L'expression musicale (tout comme l'expression orale) en est une constante illustration, qui a fait évoluer la Musique vers un universalisme auditif. Au fil des emprunts et des acculturations de nouveaux genres sont nés, comme le jazz mais aussi le raï tel que nous le connaissons aujourd'hui.
Petite virée culturelle en raï !
L'émergence du raï en France lors des deux dernières décennies du XXème siècle a bénéficié d'une promotion par l'industrie musicale qui en donne une image erronée auprès des Français dits "de souche" (comme un vieil arbre mort ! 😁).
Un bref historique nous rappellera que ce n'est pas un phénomène de mode.
Le raï, des campagnes algériennes aux "blacks blancs beurs"
Devenu résolument contemporain, le raï plonge ses racines au début du siècle dernier dans la campagne algérienne et la tradition des bédouins.
Musique portée par les femmes ou groupes féminins (les medahates), elle était initialement de type religieux et louait Allah et le Prophète en arabe vernaculaire, simplement accompagnée de percussions traditionnelles. Elle ponctuaient fêtes religieuses ou fêtes familiales, comme les mariages.
Vers 1930 le raï a connu une première évolution.
Sans que disparaisse les medahates et leurs chants sacrés, des groupes vont consacrer leurs chants à la tradition poétique algérienne (melhoun) en arabe maghrébin compréhensible par l'ensemble de la population malgré les variations dialectiques d'une région à l'autre. Les maîtres et maîtresses (cheikh et cheikha), vont aborder des thèmes tels que l'amour, les valeurs morales en plus des thèmes sacrés.

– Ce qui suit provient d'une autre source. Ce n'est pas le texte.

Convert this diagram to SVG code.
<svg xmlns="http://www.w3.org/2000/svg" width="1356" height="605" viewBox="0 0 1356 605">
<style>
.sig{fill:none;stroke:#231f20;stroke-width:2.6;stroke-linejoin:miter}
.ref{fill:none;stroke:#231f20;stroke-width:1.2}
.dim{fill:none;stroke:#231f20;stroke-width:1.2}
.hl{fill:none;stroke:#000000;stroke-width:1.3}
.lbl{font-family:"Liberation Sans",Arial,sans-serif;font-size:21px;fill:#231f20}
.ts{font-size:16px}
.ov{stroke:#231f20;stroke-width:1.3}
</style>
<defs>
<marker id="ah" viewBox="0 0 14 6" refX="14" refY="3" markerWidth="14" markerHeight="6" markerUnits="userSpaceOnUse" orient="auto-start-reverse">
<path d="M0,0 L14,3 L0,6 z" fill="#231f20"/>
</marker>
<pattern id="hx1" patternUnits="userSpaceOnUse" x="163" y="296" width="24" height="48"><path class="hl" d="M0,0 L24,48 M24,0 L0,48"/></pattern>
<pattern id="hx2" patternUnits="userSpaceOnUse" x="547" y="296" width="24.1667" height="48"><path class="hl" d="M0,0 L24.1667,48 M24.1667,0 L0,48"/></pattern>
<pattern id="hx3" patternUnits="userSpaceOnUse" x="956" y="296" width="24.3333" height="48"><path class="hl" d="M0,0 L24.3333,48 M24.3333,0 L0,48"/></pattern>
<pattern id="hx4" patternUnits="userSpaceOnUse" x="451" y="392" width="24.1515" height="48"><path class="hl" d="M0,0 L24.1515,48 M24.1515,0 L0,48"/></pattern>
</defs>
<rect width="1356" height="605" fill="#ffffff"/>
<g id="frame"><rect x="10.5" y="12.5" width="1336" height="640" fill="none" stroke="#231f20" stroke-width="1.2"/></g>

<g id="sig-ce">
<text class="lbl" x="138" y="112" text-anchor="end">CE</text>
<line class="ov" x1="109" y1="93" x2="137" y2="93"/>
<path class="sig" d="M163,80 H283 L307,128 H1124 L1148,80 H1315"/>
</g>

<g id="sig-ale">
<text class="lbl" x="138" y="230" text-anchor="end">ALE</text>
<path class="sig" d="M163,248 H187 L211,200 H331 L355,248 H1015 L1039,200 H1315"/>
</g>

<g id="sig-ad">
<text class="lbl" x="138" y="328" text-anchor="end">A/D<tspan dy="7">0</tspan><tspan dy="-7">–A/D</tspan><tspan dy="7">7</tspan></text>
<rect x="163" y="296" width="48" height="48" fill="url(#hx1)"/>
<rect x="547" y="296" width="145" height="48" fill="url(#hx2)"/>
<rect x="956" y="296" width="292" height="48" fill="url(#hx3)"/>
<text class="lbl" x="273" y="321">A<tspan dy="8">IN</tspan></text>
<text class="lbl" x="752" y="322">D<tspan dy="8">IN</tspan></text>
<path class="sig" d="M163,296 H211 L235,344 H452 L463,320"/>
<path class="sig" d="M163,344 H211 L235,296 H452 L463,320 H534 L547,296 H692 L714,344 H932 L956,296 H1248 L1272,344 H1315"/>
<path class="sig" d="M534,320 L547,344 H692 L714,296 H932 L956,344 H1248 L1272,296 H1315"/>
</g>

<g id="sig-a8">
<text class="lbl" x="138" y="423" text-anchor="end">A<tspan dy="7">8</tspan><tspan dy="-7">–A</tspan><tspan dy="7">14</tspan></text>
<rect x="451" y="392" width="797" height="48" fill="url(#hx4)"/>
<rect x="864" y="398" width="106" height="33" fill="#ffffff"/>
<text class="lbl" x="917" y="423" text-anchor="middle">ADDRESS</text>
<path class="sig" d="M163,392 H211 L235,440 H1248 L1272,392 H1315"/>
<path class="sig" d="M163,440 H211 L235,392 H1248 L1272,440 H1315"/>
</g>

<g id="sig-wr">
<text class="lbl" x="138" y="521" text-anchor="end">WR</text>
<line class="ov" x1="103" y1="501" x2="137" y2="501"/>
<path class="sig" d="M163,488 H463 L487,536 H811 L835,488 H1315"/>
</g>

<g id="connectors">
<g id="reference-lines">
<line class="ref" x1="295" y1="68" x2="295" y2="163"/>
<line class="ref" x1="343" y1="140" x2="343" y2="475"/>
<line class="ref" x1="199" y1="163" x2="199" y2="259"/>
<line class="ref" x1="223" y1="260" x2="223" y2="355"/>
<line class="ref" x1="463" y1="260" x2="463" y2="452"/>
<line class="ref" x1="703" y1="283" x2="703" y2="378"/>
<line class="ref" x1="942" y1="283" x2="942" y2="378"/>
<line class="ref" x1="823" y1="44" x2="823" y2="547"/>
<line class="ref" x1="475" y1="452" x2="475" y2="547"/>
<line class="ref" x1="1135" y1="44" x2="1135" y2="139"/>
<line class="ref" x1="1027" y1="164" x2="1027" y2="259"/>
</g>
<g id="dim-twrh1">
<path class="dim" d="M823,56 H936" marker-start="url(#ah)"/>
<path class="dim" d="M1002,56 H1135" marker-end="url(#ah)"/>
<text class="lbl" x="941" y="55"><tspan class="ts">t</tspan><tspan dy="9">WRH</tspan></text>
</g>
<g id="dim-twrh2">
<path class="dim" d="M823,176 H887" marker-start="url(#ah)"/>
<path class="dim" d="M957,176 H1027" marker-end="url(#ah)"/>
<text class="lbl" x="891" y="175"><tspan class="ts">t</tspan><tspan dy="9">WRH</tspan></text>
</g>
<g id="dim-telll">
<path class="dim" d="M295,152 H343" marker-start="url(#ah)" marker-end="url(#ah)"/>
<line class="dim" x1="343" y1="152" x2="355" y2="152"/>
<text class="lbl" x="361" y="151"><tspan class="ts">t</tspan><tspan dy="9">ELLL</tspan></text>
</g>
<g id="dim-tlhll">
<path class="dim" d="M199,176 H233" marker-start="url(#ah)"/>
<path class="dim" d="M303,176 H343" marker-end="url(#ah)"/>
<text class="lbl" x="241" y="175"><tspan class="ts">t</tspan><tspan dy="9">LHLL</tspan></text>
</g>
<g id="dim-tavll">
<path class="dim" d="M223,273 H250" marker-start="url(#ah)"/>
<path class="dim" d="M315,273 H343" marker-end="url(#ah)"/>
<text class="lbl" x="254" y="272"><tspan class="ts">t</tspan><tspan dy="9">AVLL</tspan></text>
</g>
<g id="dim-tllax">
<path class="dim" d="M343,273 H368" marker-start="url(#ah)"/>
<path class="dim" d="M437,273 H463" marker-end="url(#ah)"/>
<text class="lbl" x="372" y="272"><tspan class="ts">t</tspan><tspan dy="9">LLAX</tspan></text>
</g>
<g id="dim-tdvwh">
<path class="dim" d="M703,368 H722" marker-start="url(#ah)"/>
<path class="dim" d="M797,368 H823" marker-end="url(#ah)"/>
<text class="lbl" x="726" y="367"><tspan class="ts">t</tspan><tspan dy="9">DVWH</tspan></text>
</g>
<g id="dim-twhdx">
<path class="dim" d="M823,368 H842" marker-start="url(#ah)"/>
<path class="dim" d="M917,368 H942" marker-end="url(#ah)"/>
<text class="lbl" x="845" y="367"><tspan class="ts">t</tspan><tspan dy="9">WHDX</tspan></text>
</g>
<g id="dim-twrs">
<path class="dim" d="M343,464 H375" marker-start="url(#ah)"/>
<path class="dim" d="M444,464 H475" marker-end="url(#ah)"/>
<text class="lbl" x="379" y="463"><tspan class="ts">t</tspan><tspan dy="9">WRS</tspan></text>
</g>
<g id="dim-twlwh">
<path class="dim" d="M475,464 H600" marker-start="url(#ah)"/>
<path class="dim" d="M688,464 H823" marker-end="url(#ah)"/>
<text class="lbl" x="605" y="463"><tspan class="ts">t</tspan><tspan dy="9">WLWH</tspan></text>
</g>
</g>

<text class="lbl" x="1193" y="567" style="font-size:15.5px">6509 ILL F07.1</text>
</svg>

En même temps qu'il s'étend au delà de l'ouest algérien, le raï va évoluer tant des les thèmes abordés que dans son exécution musicale.

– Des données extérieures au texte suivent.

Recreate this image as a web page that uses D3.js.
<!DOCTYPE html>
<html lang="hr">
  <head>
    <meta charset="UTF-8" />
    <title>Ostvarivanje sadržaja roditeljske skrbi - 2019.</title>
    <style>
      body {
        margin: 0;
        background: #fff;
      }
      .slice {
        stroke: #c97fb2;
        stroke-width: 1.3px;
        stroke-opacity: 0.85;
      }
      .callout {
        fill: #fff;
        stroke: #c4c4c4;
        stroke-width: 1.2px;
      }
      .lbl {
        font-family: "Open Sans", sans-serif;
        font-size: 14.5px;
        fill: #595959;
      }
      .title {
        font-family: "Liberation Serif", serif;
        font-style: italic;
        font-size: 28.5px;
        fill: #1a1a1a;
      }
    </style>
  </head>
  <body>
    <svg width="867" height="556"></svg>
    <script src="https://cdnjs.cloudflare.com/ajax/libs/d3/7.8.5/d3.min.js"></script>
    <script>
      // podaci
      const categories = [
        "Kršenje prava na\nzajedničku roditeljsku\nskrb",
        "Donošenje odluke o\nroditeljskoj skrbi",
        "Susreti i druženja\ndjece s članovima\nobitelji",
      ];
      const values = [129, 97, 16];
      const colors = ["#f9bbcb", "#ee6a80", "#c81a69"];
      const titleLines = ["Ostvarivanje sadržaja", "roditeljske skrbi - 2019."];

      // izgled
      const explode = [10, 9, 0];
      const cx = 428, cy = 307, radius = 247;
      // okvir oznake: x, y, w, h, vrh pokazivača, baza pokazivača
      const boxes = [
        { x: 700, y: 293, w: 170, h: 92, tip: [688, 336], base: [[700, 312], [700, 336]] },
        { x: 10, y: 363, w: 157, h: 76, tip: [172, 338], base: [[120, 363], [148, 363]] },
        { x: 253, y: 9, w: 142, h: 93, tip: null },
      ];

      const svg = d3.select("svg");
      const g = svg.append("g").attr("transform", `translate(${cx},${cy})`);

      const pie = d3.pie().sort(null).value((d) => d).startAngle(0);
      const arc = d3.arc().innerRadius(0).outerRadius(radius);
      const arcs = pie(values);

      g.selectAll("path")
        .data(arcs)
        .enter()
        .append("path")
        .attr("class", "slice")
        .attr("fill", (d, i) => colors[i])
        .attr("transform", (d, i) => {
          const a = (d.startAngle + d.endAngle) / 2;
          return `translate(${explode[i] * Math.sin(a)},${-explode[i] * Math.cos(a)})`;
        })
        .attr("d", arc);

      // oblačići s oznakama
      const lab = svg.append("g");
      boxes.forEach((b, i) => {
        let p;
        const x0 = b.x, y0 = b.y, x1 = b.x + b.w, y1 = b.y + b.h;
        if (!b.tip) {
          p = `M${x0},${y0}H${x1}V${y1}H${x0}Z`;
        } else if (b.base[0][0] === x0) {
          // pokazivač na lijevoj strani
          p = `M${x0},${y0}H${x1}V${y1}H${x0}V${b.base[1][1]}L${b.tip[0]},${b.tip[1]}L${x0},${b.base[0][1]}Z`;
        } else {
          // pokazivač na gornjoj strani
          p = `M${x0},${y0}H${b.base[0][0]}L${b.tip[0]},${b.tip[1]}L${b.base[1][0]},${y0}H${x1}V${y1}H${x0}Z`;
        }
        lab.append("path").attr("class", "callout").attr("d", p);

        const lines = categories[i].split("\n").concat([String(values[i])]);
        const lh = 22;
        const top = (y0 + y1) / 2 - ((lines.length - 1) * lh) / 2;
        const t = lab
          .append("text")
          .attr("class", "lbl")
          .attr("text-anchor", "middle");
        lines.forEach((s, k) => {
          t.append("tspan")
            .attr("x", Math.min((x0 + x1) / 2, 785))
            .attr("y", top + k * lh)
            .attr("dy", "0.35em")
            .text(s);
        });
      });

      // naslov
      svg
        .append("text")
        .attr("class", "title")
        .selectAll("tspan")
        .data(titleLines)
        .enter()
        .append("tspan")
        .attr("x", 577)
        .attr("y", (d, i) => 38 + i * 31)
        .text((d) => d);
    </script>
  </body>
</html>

Sans rompre avec les thématiques traditionnelles, le raï va aborder des thèmes plus profanes puis sociétaux.
Il devient plus licencieux en abordant des thèmes pas très "coraniques" : le plaisir, l'alcool, mais aussi des sujets de société. Si dans les campagnes de l'ouest algérien, son berceau, il reste encore figé dans la tradition, il "parle" désormais à un public plus urbain, notamment dans les souks.
Ces thématiques seront d'abord portées par les hommes tandis que le raï évolue musicalement avec l'apparition d'instruments traditionnels qui s'ajoutent aux percussions.
Nous sommes dans les années 30, le raï commence sa mutation.
Cheikha Rimitti, la "mère" du raï moderne
Née près de Sidi Bel Abbes le 8 mai 1923, Sadia Bedief est un personnage !
Orpheline, elle sera élevée par des "patrons" qu'elle quittera pour suivre des musiciens ambulants. La vie ne lui fait pas vraiment de cadeau : elle connaîtra la grande précarité, l'illégalité, les trahisons et les violences.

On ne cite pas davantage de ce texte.